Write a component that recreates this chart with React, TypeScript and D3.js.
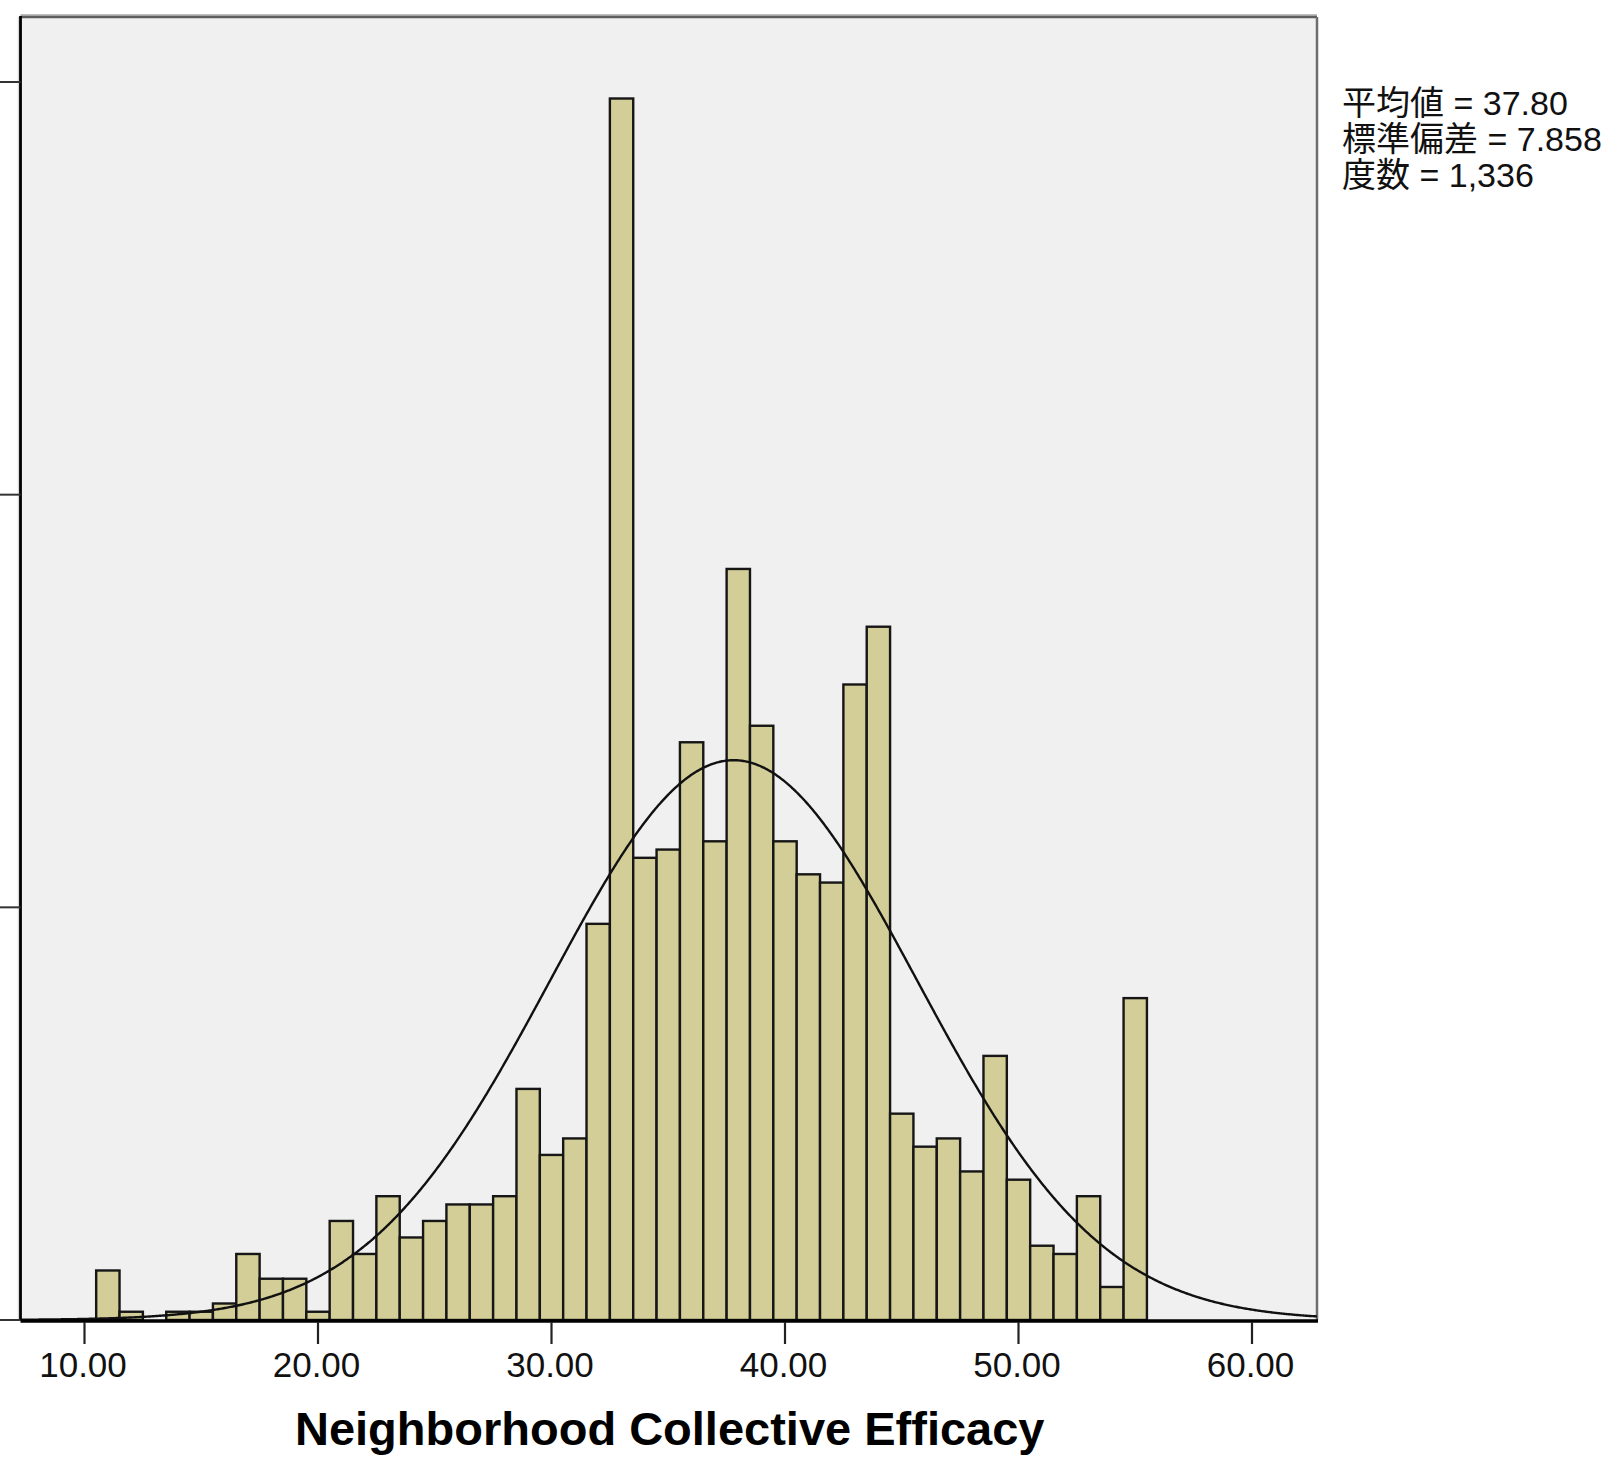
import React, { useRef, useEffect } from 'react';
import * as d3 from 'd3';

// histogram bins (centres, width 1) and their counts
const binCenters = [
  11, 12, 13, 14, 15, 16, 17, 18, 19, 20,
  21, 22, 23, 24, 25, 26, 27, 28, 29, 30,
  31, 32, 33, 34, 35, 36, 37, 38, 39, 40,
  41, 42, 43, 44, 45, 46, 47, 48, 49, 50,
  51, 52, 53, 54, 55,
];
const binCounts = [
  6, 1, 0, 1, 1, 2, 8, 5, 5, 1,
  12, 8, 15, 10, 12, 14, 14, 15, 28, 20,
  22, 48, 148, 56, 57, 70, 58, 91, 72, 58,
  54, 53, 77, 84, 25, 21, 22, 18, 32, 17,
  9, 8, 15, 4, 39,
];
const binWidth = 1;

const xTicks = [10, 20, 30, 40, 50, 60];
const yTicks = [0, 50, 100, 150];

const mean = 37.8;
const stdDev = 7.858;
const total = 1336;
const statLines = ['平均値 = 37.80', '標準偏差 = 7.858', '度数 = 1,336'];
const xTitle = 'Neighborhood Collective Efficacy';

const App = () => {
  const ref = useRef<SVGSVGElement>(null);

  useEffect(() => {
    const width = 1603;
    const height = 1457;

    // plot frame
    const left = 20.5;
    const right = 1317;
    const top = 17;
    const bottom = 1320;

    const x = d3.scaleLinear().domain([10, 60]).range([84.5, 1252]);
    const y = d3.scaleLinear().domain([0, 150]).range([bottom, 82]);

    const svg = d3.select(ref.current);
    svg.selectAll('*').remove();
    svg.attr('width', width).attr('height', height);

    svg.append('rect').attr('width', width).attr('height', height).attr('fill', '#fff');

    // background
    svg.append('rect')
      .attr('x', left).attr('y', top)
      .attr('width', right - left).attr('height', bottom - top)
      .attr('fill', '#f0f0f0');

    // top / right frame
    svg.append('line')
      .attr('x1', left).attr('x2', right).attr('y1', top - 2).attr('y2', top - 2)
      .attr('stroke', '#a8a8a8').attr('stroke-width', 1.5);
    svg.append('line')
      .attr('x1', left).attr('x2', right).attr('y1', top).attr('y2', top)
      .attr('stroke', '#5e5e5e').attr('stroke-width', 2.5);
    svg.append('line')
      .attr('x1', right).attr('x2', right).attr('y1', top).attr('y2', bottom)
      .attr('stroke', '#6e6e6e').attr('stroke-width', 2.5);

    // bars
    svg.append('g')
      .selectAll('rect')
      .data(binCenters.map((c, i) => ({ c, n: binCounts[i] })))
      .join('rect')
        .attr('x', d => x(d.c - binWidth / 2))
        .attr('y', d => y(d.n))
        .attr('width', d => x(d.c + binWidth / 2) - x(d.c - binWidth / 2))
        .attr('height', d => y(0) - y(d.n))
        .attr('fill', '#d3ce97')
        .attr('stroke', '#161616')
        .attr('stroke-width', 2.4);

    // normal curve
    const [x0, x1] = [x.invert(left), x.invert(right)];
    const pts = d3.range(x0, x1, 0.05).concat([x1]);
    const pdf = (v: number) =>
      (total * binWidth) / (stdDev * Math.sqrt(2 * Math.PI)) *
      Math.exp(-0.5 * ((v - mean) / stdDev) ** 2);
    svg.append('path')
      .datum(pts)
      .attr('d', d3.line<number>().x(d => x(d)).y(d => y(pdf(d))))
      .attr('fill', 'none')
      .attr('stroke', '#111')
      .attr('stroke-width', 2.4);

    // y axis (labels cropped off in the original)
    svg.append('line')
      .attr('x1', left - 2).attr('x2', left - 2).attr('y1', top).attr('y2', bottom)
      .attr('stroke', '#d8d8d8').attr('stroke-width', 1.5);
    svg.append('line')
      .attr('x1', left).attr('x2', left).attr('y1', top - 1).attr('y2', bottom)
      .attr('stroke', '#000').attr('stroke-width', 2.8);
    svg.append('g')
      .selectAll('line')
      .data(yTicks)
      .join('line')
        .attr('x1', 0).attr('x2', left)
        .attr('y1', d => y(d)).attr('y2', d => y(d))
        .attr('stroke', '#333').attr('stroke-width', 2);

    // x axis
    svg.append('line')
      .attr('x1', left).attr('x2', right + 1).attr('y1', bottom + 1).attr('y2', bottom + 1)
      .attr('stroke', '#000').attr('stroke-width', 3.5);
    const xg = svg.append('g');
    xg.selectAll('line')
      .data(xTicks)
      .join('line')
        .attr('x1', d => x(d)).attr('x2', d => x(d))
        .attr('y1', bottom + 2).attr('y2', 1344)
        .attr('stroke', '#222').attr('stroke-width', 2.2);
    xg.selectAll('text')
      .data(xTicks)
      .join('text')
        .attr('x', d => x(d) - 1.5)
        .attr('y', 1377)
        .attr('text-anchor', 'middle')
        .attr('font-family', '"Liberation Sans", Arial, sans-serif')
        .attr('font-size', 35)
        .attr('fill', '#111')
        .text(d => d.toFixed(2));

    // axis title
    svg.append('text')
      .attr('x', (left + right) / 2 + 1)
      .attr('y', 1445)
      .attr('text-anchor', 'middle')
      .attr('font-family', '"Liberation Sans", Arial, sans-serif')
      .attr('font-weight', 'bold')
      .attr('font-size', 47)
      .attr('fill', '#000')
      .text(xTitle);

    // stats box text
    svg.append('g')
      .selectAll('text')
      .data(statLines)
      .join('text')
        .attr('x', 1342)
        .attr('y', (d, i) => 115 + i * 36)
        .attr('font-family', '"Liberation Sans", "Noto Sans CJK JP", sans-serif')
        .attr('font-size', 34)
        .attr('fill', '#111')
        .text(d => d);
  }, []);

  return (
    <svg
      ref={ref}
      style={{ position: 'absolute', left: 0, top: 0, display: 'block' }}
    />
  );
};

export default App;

───

What you need to do: Quote the full listing above word for word; exclude every picture from the copy.

Full output:
Write a component that recreates this chart with React, TypeScript and D3.js.
import React, { useRef, useEffect } from 'react';
import * as d3 from 'd3';

// histogram bins (centres, width 1) and their counts
const binCenters = [
  11, 12, 13, 14, 15, 16, 17, 18, 19, 20,
  21, 22, 23, 24, 25, 26, 27, 28, 29, 30,
  31, 32, 33, 34, 35, 36, 37, 38, 39, 40,
  41, 42, 43, 44, 45, 46, 47, 48, 49, 50,
  51, 52, 53, 54, 55,
];
const binCounts = [
  6, 1, 0, 1, 1, 2, 8, 5, 5, 1,
  12, 8, 15, 10, 12, 14, 14, 15, 28, 20,
  22, 48, 148, 56, 57, 70, 58, 91, 72, 58,
  54, 53, 77, 84, 25, 21, 22, 18, 32, 17,
  9, 8, 15, 4, 39,
];
const binWidth = 1;

const xTicks = [10, 20, 30, 40, 50, 60];
const yTicks = [0, 50, 100, 150];

const mean = 37.8;
const stdDev = 7.858;
const total = 1336;
const statLines = ['平均値 = 37.80', '標準偏差 = 7.858', '度数 = 1,336'];
const xTitle = 'Neighborhood Collective Efficacy';

const App = () => {
  const ref = useRef<SVGSVGElement>(null);

  useEffect(() => {
    const width = 1603;
    const height = 1457;

    // plot frame
    const left = 20.5;
    const right = 1317;
    const top = 17;
    const bottom = 1320;

    const x = d3.scaleLinear().domain([10, 60]).range([84.5, 1252]);
    const y = d3.scaleLinear().domain([0, 150]).range([bottom, 82]);

    const svg = d3.select(ref.current);
    svg.selectAll('*').remove();
    svg.attr('width', width).attr('height', height);

    svg.append('rect').attr('width', width).attr('height', height).attr('fill', '#fff');

    // background
    svg.append('rect')
      .attr('x', left).attr('y', top)
      .attr('width', right - left).attr('height', bottom - top)
      .attr('fill', '#f0f0f0');

    // top / right frame
    svg.append('line')
      .attr('x1', left).attr('x2', right).attr('y1', top - 2).attr('y2', top - 2)
      .attr('stroke', '#a8a8a8').attr('stroke-width', 1.5);
    svg.append('line')
      .attr('x1', left).attr('x2', right).attr('y1', top).attr('y2', top)
      .attr('stroke', '#5e5e5e').attr('stroke-width', 2.5);
    svg.append('line')
      .attr('x1', right).attr('x2', right).attr('y1', top).attr('y2', bottom)
      .attr('stroke', '#6e6e6e').attr('stroke-width', 2.5);

    // bars
    svg.append('g')
      .selectAll('rect')
      .data(binCenters.map((c, i) => ({ c, n: binCounts[i] })))
      .join('rect')
        .attr('x', d => x(d.c - binWidth / 2))
        .attr('y', d => y(d.n))
        .attr('width', d => x(d.c + binWidth / 2) - x(d.c - binWidth / 2))
        .attr('height', d => y(0) - y(d.n))
        .attr('fill', '#d3ce97')
        .attr('stroke', '#161616')
        .attr('stroke-width', 2.4);

    // normal curve
    const [x0, x1] = [x.invert(left), x.invert(right)];
    const pts = d3.range(x0, x1, 0.05).concat([x1]);
    const pdf = (v: number) =>
      (total * binWidth) / (stdDev * Math.sqrt(2 * Math.PI)) *
      Math.exp(-0.5 * ((v - mean) / stdDev) ** 2);
    svg.append('path')
      .datum(pts)
      .attr('d', d3.line<number>().x(d => x(d)).y(d => y(pdf(d))))
      .attr('fill', 'none')
      .attr('stroke', '#111')
      .attr('stroke-width', 2.4);

    // y axis (labels cropped off in the original)
    svg.append('line')
      .attr('x1', left - 2).attr('x2', left - 2).attr('y1', top).attr('y2', bottom)
      .attr('stroke', '#d8d8d8').attr('stroke-width', 1.5);
    svg.append('line')
      .attr('x1', left).attr('x2', left).attr('y1', top - 1).attr('y2', bottom)
      .attr('stroke', '#000').attr('stroke-width', 2.8);
    svg.append('g')
      .selectAll('line')
      .data(yTicks)
      .join('line')
        .attr('x1', 0).attr('x2', left)
        .attr('y1', d => y(d)).attr('y2', d => y(d))
        .attr('stroke', '#333').attr('stroke-width', 2);

    // x axis
    svg.append('line')
      .attr('x1', left).attr('x2', right + 1).attr('y1', bottom + 1).attr('y2', bottom + 1)
      .attr('stroke', '#000').attr('stroke-width', 3.5);
    const xg = svg.append('g');
    xg.selectAll('line')
      .data(xTicks)
      .join('line')
        .attr('x1', d => x(d)).attr('x2', d => x(d))
        .attr('y1', bottom + 2).attr('y2', 1344)
        .attr('stroke', '#222').attr('stroke-width', 2.2);
    xg.selectAll('text')
      .data(xTicks)
      .join('text')
        .attr('x', d => x(d) - 1.5)
        .attr('y', 1377)
        .attr('text-anchor', 'middle')
        .attr('font-family', '"Liberation Sans", Arial, sans-serif')
        .attr('font-size', 35)
        .attr('fill', '#111')
        .text(d => d.toFixed(2));

    // axis title
    svg.append('text')
      .attr('x', (left + right) / 2 + 1)
      .attr('y', 1445)
      .attr('text-anchor', 'middle')
      .attr('font-family', '"Liberation Sans", Arial, sans-serif')
      .attr('font-weight', 'bold')
      .attr('font-size', 47)
      .attr('fill', '#000')
      .text(xTitle);

    // stats box text
    svg.append('g')
      .selectAll('text')
      .data(statLines)
      .join('text')
        .attr('x', 1342)
        .attr('y', (d, i) => 115 + i * 36)
        .attr('font-family', '"Liberation Sans", "Noto Sans CJK JP", sans-serif')
        .attr('font-size', 34)
        .attr('fill', '#111')
        .text(d => d);
  }, []);

  return (
    <svg
      ref={ref}
      style={{ position: 'absolute', left: 0, top: 0, display: 'block' }}
    />
  );
};

export default App;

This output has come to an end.